From the help for subplot
:
If a subplot specification causes a new axes to overlap an
existing axes, the existing axes is deleted - unless the position
of the new and existing axes are identical.
Your code is doing this, though you may not realize it. You call subplot(151)
, which places an axis in the default location and then you position it manually. Because you have manually positioned the first axis, calling subplot(152)
is the same as calling subplot(151)
and the new axis ends up on top of the first one causing the latter to be deleted. And so on, until you move axes away from the the area where the default axis is placed.
There are several ways around this. You can create all of your subplots and then go back and position them. You can create your subplots starting from the right of your figure (subplot(155)
) and move left.
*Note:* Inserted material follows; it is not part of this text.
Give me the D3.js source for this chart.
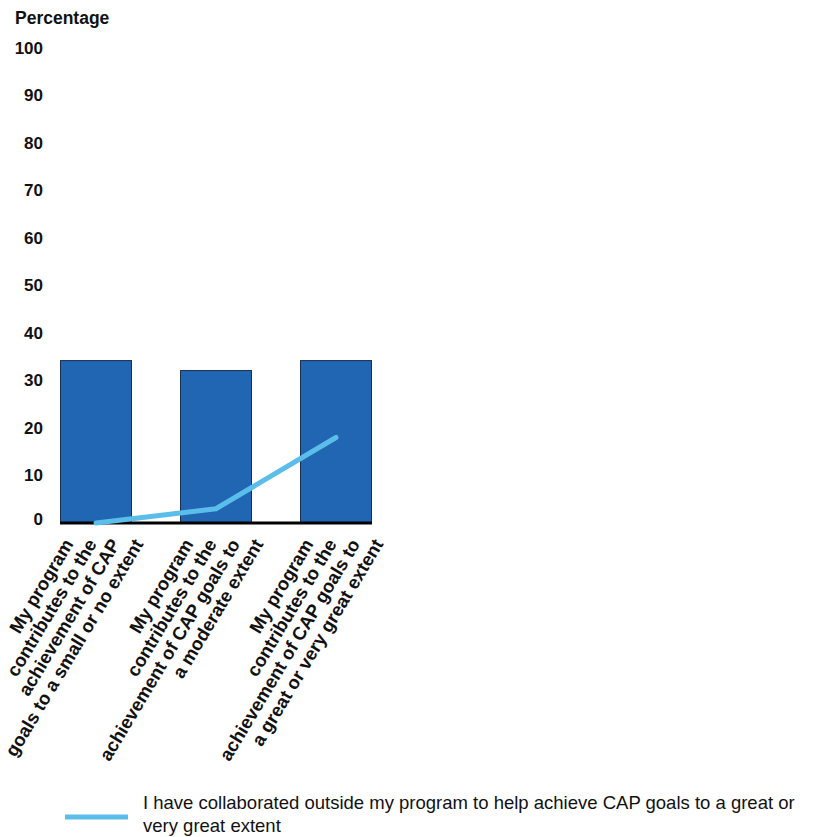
<!DOCTYPE html>
<html>
<head>
<meta charset="utf-8">
<script src="https://cdn.jsdelivr.net/npm/d3@7"></script>
<style>
  html, body { margin: 0; padding: 0; background: #fff; }
  svg { display: block; font-family: "Liberation Sans", Arial, sans-serif; }
</style>
</head>
<body>
<svg id="chart" width="814" height="837"></svg>
<script>
// Category labels, one array of wrapped lines per category
const categories = [
  ["My program", "contributes to the", "achievement of CAP", "goals to a small or no extent"],
  ["My program", "contributes to the", "achievement of CAP goals to", "a moderate extent"],
  ["My program", "contributes to the", "achievement of CAP goals to", "a great or very great extent"]
];
// Share of respondents per category (bars)
const barValues = [34.3, 32.2, 34.3];
// Share who collaborated outside their program (line)
const lineValues = [0, 3, 18];
const yTicks = [0, 10, 20, 30, 40, 50, 60, 70, 80, 90, 100];
const yTitle = "Percentage";
const legendLines = [
  "I have collaborated outside my program to help achieve CAP goals to a great or",
  "very great extent"
];

const barColor = "#2066b2";
const barStroke = "#1a2f4d";
const lineColor = "#5bbdea";

const svg = d3.select("#chart");

const x = d3.scaleBand()
  .domain(d3.range(categories.length))
  .range([60, 372])
  .paddingInner(0.4)
  .paddingOuter(0);

const y = d3.scaleLinear()
  .domain([0, 100])
  .range([523, 48]);

// Y axis title
svg.append("text")
  .attr("x", 15)
  .attr("y", 24)
  .attr("font-size", 17.5)
  .attr("font-weight", "bold")
  .attr("fill", "#111")
  .text(yTitle);

// Y axis: labels only
const yAxis = svg.append("g")
  .attr("transform", "translate(43,0)")
  .call(d3.axisLeft(y).tickValues(yTicks).tickSize(0).tickPadding(0).tickFormat(d3.format("d")));
yAxis.select(".domain").remove();
yAxis.selectAll("text")
  .attr("font-size", 17)
  .attr("font-weight", "bold")
  .attr("fill", "#111")
  .attr("font-family", "Liberation Sans, Arial, sans-serif")
  .attr("dy", d => d === 0 ? "0.08em" : "0.32em");

// Bars
svg.append("g")
  .selectAll("rect")
  .data(barValues)
  .join("rect")
  .attr("x", (d, i) => x(i) + 0.5)
  .attr("y", d => y(d) + 0.5)
  .attr("width", x.bandwidth() - 1)
  .attr("height", d => y(0) - y(d) - 0.5)
  .attr("fill", barColor)
  .attr("stroke", barStroke)
  .attr("stroke-width", 1);

// Baseline
svg.append("line")
  .attr("x1", x.range()[0])
  .attr("x2", x.range()[1])
  .attr("y1", y(0))
  .attr("y2", y(0))
  .attr("stroke", "#000")
  .attr("stroke-width", 3);

// Line series
const line = d3.line()
  .x((d, i) => x(i) + x.bandwidth() / 2)
  .y(d => y(d));
svg.append("path")
  .datum(lineValues)
  .attr("d", line)
  .attr("fill", "none")
  .attr("stroke", lineColor)
  .attr("stroke-width", 5)
  .attr("stroke-linecap", "round")
  .attr("stroke-linejoin", "round");

// Rotated category labels; line ends sit along a horizontal edge under the axis
const angle = 59;
const rad = angle * Math.PI / 180;
const lh = 20;
const labels = svg.append("g")
  .selectAll("g")
  .data(categories)
  .join("g")
  .attr("transform", (d, i) => `translate(${x(i) + x.bandwidth() / 2 - 22},544) rotate(${-angle})`);
labels.selectAll("text")
  .data(d => d)
  .join("text")
  .attr("x", (d, i) => i * lh / Math.tan(rad))
  .attr("y", (d, i) => i * lh)
  .attr("text-anchor", "end")
  .attr("font-size", 18.5)
  .attr("font-weight", "bold")
  .attr("fill", "#111")
  .text(d => d);

// Legend
const legend = svg.append("g");
legend.append("line")
  .attr("x1", 65).attr("x2", 128)
  .attr("y1", 817).attr("y2", 817)
  .attr("stroke", lineColor)
  .attr("stroke-width", 5);
legend.selectAll("text")
  .data(legendLines)
  .join("text")
  .attr("x", 143)
  .attr("y", (d, i) => 809 + i * 23)
  .attr("font-size", 18.5)
  .attr("fill", "#111")
  .text(d => d);
</script>
</body>
</html>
Or you can create the subplots in the desired positions directly via:
subplot('Position',[0.15 0.15 0.15 0.75]);
subplot('Position',[0.31 0.35 0.15 0.55]);
subplot('Position',[0.46 0.35 0.15 0.55]);
subplot('Position',[0.61 0.35 0.15 0.55]);
subplot('Position',[0.76 0.35 0.15 0.55]);
You can have these return handles if you need to plot to these axes separately at a later time via plot(AX,...)
or subplot(AX); plot(...)
, where AX
is an axis handle.
Also note that the help for subplot
contains special comments for the subplot(151)
style, particularly:
This syntax does not return a handle, so it is an error to specify a return argument.
I get a handle back myself, but I don't know if it's to be trusted. Still, even changing the style to subplot(1,5,1)
the issue of only showing the last three persists.